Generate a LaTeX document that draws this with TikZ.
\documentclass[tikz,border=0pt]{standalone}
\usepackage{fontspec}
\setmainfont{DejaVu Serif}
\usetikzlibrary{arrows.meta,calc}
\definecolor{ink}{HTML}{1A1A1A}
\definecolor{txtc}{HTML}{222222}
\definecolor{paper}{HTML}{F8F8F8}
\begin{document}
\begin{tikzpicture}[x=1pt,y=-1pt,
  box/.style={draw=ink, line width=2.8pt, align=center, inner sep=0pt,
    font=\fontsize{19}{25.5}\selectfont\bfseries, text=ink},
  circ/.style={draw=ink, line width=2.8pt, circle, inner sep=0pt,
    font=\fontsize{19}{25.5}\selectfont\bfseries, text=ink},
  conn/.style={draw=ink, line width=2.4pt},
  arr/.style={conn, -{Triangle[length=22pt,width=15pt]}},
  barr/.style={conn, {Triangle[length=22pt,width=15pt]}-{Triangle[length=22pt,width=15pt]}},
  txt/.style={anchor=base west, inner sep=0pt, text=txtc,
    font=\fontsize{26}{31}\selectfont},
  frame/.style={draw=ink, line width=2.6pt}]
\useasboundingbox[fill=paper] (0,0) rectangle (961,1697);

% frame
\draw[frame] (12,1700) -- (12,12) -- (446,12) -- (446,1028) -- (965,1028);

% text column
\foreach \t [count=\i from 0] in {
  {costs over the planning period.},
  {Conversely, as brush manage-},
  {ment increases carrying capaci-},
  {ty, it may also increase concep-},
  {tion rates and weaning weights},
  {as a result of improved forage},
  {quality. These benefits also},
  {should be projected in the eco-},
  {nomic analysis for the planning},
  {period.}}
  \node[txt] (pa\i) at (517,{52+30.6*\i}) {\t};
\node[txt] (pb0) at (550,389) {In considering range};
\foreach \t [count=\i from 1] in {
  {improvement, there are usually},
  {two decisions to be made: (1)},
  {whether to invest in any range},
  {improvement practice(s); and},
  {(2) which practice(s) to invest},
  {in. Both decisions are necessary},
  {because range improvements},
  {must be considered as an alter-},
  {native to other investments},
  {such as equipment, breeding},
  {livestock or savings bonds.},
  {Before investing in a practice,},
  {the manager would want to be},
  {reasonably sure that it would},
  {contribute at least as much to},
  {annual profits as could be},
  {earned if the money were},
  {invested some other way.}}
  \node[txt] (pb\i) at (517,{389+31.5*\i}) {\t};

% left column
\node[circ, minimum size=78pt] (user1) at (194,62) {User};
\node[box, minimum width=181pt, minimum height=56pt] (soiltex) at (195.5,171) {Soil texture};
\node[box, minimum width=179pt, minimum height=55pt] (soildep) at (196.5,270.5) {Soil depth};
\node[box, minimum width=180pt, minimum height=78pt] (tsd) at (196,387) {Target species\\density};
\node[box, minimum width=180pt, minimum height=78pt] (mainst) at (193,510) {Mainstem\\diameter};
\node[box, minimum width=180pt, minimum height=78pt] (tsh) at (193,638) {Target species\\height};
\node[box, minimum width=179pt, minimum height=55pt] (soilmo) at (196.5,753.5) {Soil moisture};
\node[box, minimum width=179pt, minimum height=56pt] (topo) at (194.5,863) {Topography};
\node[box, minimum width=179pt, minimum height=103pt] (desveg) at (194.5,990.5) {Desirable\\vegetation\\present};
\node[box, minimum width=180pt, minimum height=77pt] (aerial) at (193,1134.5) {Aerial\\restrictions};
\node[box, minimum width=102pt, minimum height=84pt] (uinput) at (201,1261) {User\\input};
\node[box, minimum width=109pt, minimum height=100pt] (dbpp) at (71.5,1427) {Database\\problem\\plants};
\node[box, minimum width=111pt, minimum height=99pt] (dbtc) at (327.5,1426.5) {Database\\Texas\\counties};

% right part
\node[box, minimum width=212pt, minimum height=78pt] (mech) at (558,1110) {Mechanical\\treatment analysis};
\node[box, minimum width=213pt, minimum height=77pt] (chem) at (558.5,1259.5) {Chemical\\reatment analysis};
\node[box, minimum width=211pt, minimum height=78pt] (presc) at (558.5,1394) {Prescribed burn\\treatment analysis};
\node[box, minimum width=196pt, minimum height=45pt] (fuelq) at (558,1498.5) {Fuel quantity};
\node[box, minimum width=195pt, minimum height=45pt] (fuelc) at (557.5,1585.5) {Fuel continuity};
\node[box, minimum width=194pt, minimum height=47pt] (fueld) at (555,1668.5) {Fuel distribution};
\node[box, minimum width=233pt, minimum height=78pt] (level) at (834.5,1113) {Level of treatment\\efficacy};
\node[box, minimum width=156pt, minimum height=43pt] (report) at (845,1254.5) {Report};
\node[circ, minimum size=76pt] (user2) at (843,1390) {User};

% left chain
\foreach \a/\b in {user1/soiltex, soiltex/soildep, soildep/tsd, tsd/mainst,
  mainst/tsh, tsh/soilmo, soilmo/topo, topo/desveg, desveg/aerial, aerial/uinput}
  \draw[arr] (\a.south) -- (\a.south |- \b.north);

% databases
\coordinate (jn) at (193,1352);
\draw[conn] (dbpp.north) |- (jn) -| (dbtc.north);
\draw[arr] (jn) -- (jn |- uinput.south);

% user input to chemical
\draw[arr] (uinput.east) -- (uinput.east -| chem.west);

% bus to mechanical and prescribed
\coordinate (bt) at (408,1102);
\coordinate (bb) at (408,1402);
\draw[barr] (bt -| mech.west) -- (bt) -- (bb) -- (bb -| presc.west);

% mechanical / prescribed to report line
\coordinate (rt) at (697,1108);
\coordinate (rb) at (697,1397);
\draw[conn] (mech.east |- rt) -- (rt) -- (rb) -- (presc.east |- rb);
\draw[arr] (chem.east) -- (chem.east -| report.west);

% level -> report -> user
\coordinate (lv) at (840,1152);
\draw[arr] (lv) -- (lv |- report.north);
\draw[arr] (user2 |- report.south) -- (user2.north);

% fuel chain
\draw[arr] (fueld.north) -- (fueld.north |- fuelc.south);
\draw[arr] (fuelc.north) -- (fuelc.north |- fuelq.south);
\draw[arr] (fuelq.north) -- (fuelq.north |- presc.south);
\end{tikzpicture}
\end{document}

▶ Direction: Return all the data above once more, precisely as given.

▶ Output below:
Generate a LaTeX document that draws this with TikZ.
\documentclass[tikz,border=0pt]{standalone}
\usepackage{fontspec}
\setmainfont{DejaVu Serif}
\usetikzlibrary{arrows.meta,calc}
\definecolor{ink}{HTML}{1A1A1A}
\definecolor{txtc}{HTML}{222222}
\definecolor{paper}{HTML}{F8F8F8}
\begin{document}
\begin{tikzpicture}[x=1pt,y=-1pt,
  box/.style={draw=ink, line width=2.8pt, align=center, inner sep=0pt,
    font=\fontsize{19}{25.5}\selectfont\bfseries, text=ink},
  circ/.style={draw=ink, line width=2.8pt, circle, inner sep=0pt,
    font=\fontsize{19}{25.5}\selectfont\bfseries, text=ink},
  conn/.style={draw=ink, line width=2.4pt},
  arr/.style={conn, -{Triangle[length=22pt,width=15pt]}},
  barr/.style={conn, {Triangle[length=22pt,width=15pt]}-{Triangle[length=22pt,width=15pt]}},
  txt/.style={anchor=base west, inner sep=0pt, text=txtc,
    font=\fontsize{26}{31}\selectfont},
  frame/.style={draw=ink, line width=2.6pt}]
\useasboundingbox[fill=paper] (0,0) rectangle (961,1697);

% frame
\draw[frame] (12,1700) -- (12,12) -- (446,12) -- (446,1028) -- (965,1028);

% text column
\foreach \t [count=\i from 0] in {
  {costs over the planning period.},
  {Conversely, as brush manage-},
  {ment increases carrying capaci-},
  {ty, it may also increase concep-},
  {tion rates and weaning weights},
  {as a result of improved forage},
  {quality. These benefits also},
  {should be projected in the eco-},
  {nomic analysis for the planning},
  {period.}}
  \node[txt] (pa\i) at (517,{52+30.6*\i}) {\t};
\node[txt] (pb0) at (550,389) {In considering range};
\foreach \t [count=\i from 1] in {
  {improvement, there are usually},
  {two decisions to be made: (1)},
  {whether to invest in any range},
  {improvement practice(s); and},
  {(2) which practice(s) to invest},
  {in. Both decisions are necessary},
  {because range improvements},
  {must be considered as an alter-},
  {native to other investments},
  {such as equipment, breeding},
  {livestock or savings bonds.},
  {Before investing in a practice,},
  {the manager would want to be},
  {reasonably sure that it would},
  {contribute at least as much to},
  {annual profits as could be},
  {earned if the money were},
  {invested some other way.}}
  \node[txt] (pb\i) at (517,{389+31.5*\i}) {\t};

% left column
\node[circ, minimum size=78pt] (user1) at (194,62) {User};
\node[box, minimum width=181pt, minimum height=56pt] (soiltex) at (195.5,171) {Soil texture};
\node[box, minimum width=179pt, minimum height=55pt] (soildep) at (196.5,270.5) {Soil depth};
\node[box, minimum width=180pt, minimum height=78pt] (tsd) at (196,387) {Target species\\density};
\node[box, minimum width=180pt, minimum height=78pt] (mainst) at (193,510) {Mainstem\\diameter};
\node[box, minimum width=180pt, minimum height=78pt] (tsh) at (193,638) {Target species\\height};
\node[box, minimum width=179pt, minimum height=55pt] (soilmo) at (196.5,753.5) {Soil moisture};
\node[box, minimum width=179pt, minimum height=56pt] (topo) at (194.5,863) {Topography};
\node[box, minimum width=179pt, minimum height=103pt] (desveg) at (194.5,990.5) {Desirable\\vegetation\\present};
\node[box, minimum width=180pt, minimum height=77pt] (aerial) at (193,1134.5) {Aerial\\restrictions};
\node[box, minimum width=102pt, minimum height=84pt] (uinput) at (201,1261) {User\\input};
\node[box, minimum width=109pt, minimum height=100pt] (dbpp) at (71.5,1427) {Database\\problem\\plants};
\node[box, minimum width=111pt, minimum height=99pt] (dbtc) at (327.5,1426.5) {Database\\Texas\\counties};

% right part
\node[box, minimum width=212pt, minimum height=78pt] (mech) at (558,1110) {Mechanical\\treatment analysis};
\node[box, minimum width=213pt, minimum height=77pt] (chem) at (558.5,1259.5) {Chemical\\reatment analysis};
\node[box, minimum width=211pt, minimum height=78pt] (presc) at (558.5,1394) {Prescribed burn\\treatment analysis};
\node[box, minimum width=196pt, minimum height=45pt] (fuelq) at (558,1498.5) {Fuel quantity};
\node[box, minimum width=195pt, minimum height=45pt] (fuelc) at (557.5,1585.5) {Fuel continuity};
\node[box, minimum width=194pt, minimum height=47pt] (fueld) at (555,1668.5) {Fuel distribution};
\node[box, minimum width=233pt, minimum height=78pt] (level) at (834.5,1113) {Level of treatment\\efficacy};
\node[box, minimum width=156pt, minimum height=43pt] (report) at (845,1254.5) {Report};
\node[circ, minimum size=76pt] (user2) at (843,1390) {User};

% left chain
\foreach \a/\b in {user1/soiltex, soiltex/soildep, soildep/tsd, tsd/mainst,
  mainst/tsh, tsh/soilmo, soilmo/topo, topo/desveg, desveg/aerial, aerial/uinput}
  \draw[arr] (\a.south) -- (\a.south |- \b.north);

% databases
\coordinate (jn) at (193,1352);
\draw[conn] (dbpp.north) |- (jn) -| (dbtc.north);
\draw[arr] (jn) -- (jn |- uinput.south);

% user input to chemical
\draw[arr] (uinput.east) -- (uinput.east -| chem.west);

% bus to mechanical and prescribed
\coordinate (bt) at (408,1102);
\coordinate (bb) at (408,1402);
\draw[barr] (bt -| mech.west) -- (bt) -- (bb) -- (bb -| presc.west);

% mechanical / prescribed to report line
\coordinate (rt) at (697,1108);
\coordinate (rb) at (697,1397);
\draw[conn] (mech.east |- rt) -- (rt) -- (rb) -- (presc.east |- rb);
\draw[arr] (chem.east) -- (chem.east -| report.west);

% level -> report -> user
\coordinate (lv) at (840,1152);
\draw[arr] (lv) -- (lv |- report.north);
\draw[arr] (user2 |- report.south) -- (user2.north);

% fuel chain
\draw[arr] (fueld.north) -- (fueld.north |- fuelc.south);
\draw[arr] (fuelc.north) -- (fuelc.north |- fuelq.south);
\draw[arr] (fuelq.north) -- (fuelq.north |- presc.south);
\end{tikzpicture}
\end{document}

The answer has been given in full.